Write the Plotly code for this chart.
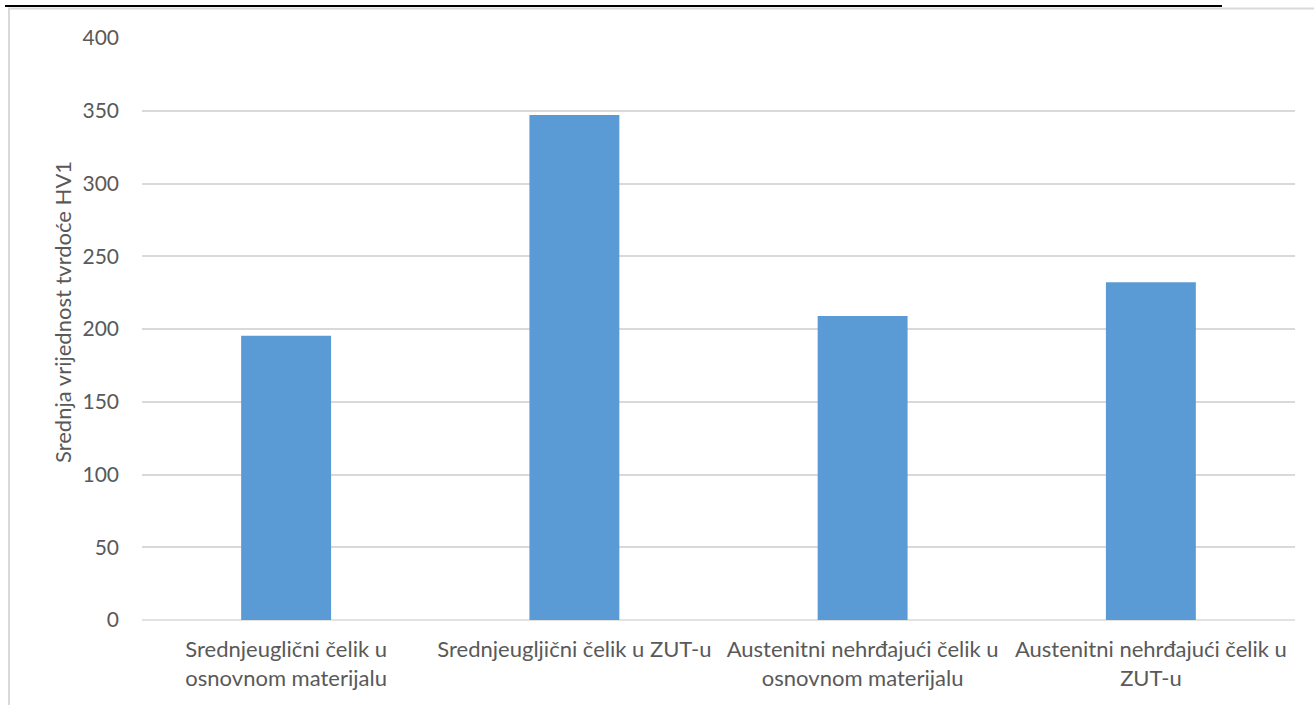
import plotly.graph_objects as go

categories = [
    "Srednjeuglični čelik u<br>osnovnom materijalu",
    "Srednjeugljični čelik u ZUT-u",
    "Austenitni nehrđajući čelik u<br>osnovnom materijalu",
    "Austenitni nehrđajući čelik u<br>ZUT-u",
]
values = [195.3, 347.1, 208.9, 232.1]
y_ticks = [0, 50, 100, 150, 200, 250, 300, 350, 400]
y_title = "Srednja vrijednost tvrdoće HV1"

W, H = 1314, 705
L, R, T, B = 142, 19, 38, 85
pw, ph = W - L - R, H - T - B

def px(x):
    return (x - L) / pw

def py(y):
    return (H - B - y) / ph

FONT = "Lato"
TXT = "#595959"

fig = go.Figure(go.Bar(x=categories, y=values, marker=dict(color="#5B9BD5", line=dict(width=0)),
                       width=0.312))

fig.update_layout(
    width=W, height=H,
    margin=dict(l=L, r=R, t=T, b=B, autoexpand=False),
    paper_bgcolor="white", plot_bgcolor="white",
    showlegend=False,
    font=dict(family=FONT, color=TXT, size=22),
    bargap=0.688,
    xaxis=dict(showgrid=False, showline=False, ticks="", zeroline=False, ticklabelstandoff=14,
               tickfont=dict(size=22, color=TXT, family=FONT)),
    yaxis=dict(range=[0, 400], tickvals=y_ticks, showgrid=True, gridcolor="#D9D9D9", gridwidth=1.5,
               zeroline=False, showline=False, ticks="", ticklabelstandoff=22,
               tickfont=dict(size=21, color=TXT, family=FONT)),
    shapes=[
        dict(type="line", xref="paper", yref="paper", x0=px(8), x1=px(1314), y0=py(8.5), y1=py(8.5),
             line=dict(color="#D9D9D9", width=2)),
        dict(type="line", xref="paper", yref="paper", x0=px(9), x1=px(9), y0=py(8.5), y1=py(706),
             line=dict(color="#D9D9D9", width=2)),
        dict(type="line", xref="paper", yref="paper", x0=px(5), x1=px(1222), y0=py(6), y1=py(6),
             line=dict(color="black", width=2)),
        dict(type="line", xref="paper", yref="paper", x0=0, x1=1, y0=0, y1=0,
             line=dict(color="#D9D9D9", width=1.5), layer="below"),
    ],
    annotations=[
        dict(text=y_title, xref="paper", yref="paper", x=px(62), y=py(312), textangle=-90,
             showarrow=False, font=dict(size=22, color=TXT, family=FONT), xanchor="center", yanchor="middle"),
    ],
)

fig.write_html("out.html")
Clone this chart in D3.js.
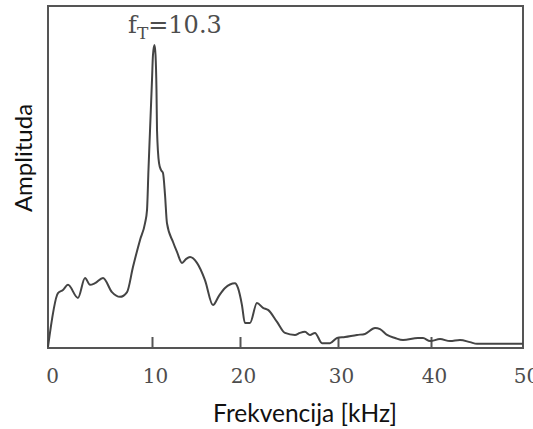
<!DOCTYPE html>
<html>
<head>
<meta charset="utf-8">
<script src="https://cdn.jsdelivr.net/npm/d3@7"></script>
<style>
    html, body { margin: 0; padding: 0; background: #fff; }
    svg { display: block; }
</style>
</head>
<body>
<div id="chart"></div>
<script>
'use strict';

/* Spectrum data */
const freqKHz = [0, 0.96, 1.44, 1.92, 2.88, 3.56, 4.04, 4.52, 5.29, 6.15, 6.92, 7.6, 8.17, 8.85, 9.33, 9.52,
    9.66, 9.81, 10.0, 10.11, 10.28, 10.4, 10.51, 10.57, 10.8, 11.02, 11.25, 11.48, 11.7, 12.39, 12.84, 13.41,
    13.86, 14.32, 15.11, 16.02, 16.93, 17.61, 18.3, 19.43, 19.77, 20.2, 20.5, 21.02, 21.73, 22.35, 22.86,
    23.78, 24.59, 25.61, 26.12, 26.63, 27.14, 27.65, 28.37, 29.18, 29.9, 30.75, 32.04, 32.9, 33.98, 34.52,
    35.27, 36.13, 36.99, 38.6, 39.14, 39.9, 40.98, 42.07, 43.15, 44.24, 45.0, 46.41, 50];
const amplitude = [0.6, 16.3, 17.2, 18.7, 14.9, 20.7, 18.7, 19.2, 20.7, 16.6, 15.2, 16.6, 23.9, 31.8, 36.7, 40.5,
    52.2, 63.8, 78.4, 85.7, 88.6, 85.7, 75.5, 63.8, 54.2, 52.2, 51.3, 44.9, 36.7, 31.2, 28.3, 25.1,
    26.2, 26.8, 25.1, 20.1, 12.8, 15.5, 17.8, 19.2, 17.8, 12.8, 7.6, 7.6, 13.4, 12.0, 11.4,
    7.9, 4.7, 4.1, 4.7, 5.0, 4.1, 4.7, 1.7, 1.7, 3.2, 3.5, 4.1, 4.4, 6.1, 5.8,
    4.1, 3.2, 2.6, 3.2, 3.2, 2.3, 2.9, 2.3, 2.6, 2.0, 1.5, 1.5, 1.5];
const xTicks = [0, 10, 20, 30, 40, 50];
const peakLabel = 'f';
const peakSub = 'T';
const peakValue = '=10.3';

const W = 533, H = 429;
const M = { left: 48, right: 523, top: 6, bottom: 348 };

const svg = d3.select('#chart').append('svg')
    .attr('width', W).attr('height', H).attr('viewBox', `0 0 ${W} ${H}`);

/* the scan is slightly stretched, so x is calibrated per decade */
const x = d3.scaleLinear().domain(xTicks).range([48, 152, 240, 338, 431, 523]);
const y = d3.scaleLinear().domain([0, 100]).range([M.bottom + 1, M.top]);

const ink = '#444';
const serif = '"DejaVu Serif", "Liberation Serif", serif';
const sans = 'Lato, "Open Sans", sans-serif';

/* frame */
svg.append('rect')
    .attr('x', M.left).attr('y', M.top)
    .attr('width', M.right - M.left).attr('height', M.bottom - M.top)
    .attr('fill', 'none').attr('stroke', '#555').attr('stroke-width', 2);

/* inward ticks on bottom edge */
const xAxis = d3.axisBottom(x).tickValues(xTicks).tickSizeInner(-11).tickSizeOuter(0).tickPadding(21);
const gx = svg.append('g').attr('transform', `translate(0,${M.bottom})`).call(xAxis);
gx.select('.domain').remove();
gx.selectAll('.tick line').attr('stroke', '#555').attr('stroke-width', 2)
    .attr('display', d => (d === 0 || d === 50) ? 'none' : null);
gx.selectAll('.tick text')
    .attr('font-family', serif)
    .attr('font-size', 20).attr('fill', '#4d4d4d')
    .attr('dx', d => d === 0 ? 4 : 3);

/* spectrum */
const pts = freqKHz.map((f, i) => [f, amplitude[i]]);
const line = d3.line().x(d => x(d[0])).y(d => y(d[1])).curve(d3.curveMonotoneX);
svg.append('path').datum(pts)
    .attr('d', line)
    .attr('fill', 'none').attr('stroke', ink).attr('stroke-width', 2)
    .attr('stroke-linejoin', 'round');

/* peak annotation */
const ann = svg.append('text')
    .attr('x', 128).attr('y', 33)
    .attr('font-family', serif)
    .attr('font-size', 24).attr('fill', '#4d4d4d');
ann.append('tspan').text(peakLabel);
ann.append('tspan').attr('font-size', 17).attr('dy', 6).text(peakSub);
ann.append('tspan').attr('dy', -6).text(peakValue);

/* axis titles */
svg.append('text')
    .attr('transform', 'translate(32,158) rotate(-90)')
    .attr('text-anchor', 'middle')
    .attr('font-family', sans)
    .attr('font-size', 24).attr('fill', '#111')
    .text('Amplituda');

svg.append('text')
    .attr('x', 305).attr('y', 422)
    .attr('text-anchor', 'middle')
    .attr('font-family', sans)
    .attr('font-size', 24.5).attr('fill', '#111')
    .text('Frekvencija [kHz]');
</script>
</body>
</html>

•••••

- _Do this_
Set every line down exactly as written, leaving each picture out.

- _Exercise response_
Write the Plotly code for this chart.
import plotly.graph_objects as go

categories = [
    "Srednjeuglični čelik u<br>osnovnom materijalu",
    "Srednjeugljični čelik u ZUT-u",
    "Austenitni nehrđajući čelik u<br>osnovnom materijalu",
    "Austenitni nehrđajući čelik u<br>ZUT-u",
]
values = [195.3, 347.1, 208.9, 232.1]
y_ticks = [0, 50, 100, 150, 200, 250, 300, 350, 400]
y_title = "Srednja vrijednost tvrdoće HV1"

W, H = 1314, 705
L, R, T, B = 142, 19, 38, 85
pw, ph = W - L - R, H - T - B

def px(x):
    return (x - L) / pw

def py(y):
    return (H - B - y) / ph

FONT = "Lato"
TXT = "#595959"

fig = go.Figure(go.Bar(x=categories, y=values, marker=dict(color="#5B9BD5", line=dict(width=0)),
                       width=0.312))

fig.update_layout(
    width=W, height=H,
    margin=dict(l=L, r=R, t=T, b=B, autoexpand=False),
    paper_bgcolor="white", plot_bgcolor="white",
    showlegend=False,
    font=dict(family=FONT, color=TXT, size=22),
    bargap=0.688,
    xaxis=dict(showgrid=False, showline=False, ticks="", zeroline=False, ticklabelstandoff=14,
               tickfont=dict(size=22, color=TXT, family=FONT)),
    yaxis=dict(range=[0, 400], tickvals=y_ticks, showgrid=True, gridcolor="#D9D9D9", gridwidth=1.5,
               zeroline=False, showline=False, ticks="", ticklabelstandoff=22,
               tickfont=dict(size=21, color=TXT, family=FONT)),
    shapes=[
        dict(type="line", xref="paper", yref="paper", x0=px(8), x1=px(1314), y0=py(8.5), y1=py(8.5),
             line=dict(color="#D9D9D9", width=2)),
        dict(type="line", xref="paper", yref="paper", x0=px(9), x1=px(9), y0=py(8.5), y1=py(706),
             line=dict(color="#D9D9D9", width=2)),
        dict(type="line", xref="paper", yref="paper", x0=px(5), x1=px(1222), y0=py(6), y1=py(6),
             line=dict(color="black", width=2)),
        dict(type="line", xref="paper", yref="paper", x0=0, x1=1, y0=0, y1=0,
             line=dict(color="#D9D9D9", width=1.5), layer="below"),
    ],
    annotations=[
        dict(text=y_title, xref="paper", yref="paper", x=px(62), y=py(312), textangle=-90,
             showarrow=False, font=dict(size=22, color=TXT, family=FONT), xanchor="center", yanchor="middle"),
    ],
)

fig.write_html("out.html")
Clone this chart in D3.js.
<!DOCTYPE html>
<html>
<head>
<meta charset="utf-8">
<script src="https://cdn.jsdelivr.net/npm/d3@7"></script>
<style>
    html, body { margin: 0; padding: 0; background: #fff; }
    svg { display: block; }
</style>
</head>
<body>
<div id="chart"></div>
<script>
'use strict';

/* Spectrum data */
const freqKHz = [0, 0.96, 1.44, 1.92, 2.88, 3.56, 4.04, 4.52, 5.29, 6.15, 6.92, 7.6, 8.17, 8.85, 9.33, 9.52,
    9.66, 9.81, 10.0, 10.11, 10.28, 10.4, 10.51, 10.57, 10.8, 11.02, 11.25, 11.48, 11.7, 12.39, 12.84, 13.41,
    13.86, 14.32, 15.11, 16.02, 16.93, 17.61, 18.3, 19.43, 19.77, 20.2, 20.5, 21.02, 21.73, 22.35, 22.86,
    23.78, 24.59, 25.61, 26.12, 26.63, 27.14, 27.65, 28.37, 29.18, 29.9, 30.75, 32.04, 32.9, 33.98, 34.52,
    35.27, 36.13, 36.99, 38.6, 39.14, 39.9, 40.98, 42.07, 43.15, 44.24, 45.0, 46.41, 50];
const amplitude = [0.6, 16.3, 17.2, 18.7, 14.9, 20.7, 18.7, 19.2, 20.7, 16.6, 15.2, 16.6, 23.9, 31.8, 36.7, 40.5,
    52.2, 63.8, 78.4, 85.7, 88.6, 85.7, 75.5, 63.8, 54.2, 52.2, 51.3, 44.9, 36.7, 31.2, 28.3, 25.1,
    26.2, 26.8, 25.1, 20.1, 12.8, 15.5, 17.8, 19.2, 17.8, 12.8, 7.6, 7.6, 13.4, 12.0, 11.4,
    7.9, 4.7, 4.1, 4.7, 5.0, 4.1, 4.7, 1.7, 1.7, 3.2, 3.5, 4.1, 4.4, 6.1, 5.8,
    4.1, 3.2, 2.6, 3.2, 3.2, 2.3, 2.9, 2.3, 2.6, 2.0, 1.5, 1.5, 1.5];
const xTicks = [0, 10, 20, 30, 40, 50];
const peakLabel = 'f';
const peakSub = 'T';
const peakValue = '=10.3';

const W = 533, H = 429;
const M = { left: 48, right: 523, top: 6, bottom: 348 };

const svg = d3.select('#chart').append('svg')
    .attr('width', W).attr('height', H).attr('viewBox', `0 0 ${W} ${H}`);

/* the scan is slightly stretched, so x is calibrated per decade */
const x = d3.scaleLinear().domain(xTicks).range([48, 152, 240, 338, 431, 523]);
const y = d3.scaleLinear().domain([0, 100]).range([M.bottom + 1, M.top]);

const ink = '#444';
const serif = '"DejaVu Serif", "Liberation Serif", serif';
const sans = 'Lato, "Open Sans", sans-serif';

/* frame */
svg.append('rect')
    .attr('x', M.left).attr('y', M.top)
    .attr('width', M.right - M.left).attr('height', M.bottom - M.top)
    .attr('fill', 'none').attr('stroke', '#555').attr('stroke-width', 2);

/* inward ticks on bottom edge */
const xAxis = d3.axisBottom(x).tickValues(xTicks).tickSizeInner(-11).tickSizeOuter(0).tickPadding(21);
const gx = svg.append('g').attr('transform', `translate(0,${M.bottom})`).call(xAxis);
gx.select('.domain').remove();
gx.selectAll('.tick line').attr('stroke', '#555').attr('stroke-width', 2)
    .attr('display', d => (d === 0 || d === 50) ? 'none' : null);
gx.selectAll('.tick text')
    .attr('font-family', serif)
    .attr('font-size', 20).attr('fill', '#4d4d4d')
    .attr('dx', d => d === 0 ? 4 : 3);

/* spectrum */
const pts = freqKHz.map((f, i) => [f, amplitude[i]]);
const line = d3.line().x(d => x(d[0])).y(d => y(d[1])).curve(d3.curveMonotoneX);
svg.append('path').datum(pts)
    .attr('d', line)
    .attr('fill', 'none').attr('stroke', ink).attr('stroke-width', 2)
    .attr('stroke-linejoin', 'round');

/* peak annotation */
const ann = svg.append('text')
    .attr('x', 128).attr('y', 33)
    .attr('font-family', serif)
    .attr('font-size', 24).attr('fill', '#4d4d4d');
ann.append('tspan').text(peakLabel);
ann.append('tspan').attr('font-size', 17).attr('dy', 6).text(peakSub);
ann.append('tspan').attr('dy', -6).text(peakValue);

/* axis titles */
svg.append('text')
    .attr('transform', 'translate(32,158) rotate(-90)')
    .attr('text-anchor', 'middle')
    .attr('font-family', sans)
    .attr('font-size', 24).attr('fill', '#111')
    .text('Amplituda');

svg.append('text')
    .attr('x', 305).attr('y', 422)
    .attr('text-anchor', 'middle')
    .attr('font-family', sans)
    .attr('font-size', 24.5).attr('fill', '#111')
    .text('Frekvencija [kHz]');
</script>
</body>
</html>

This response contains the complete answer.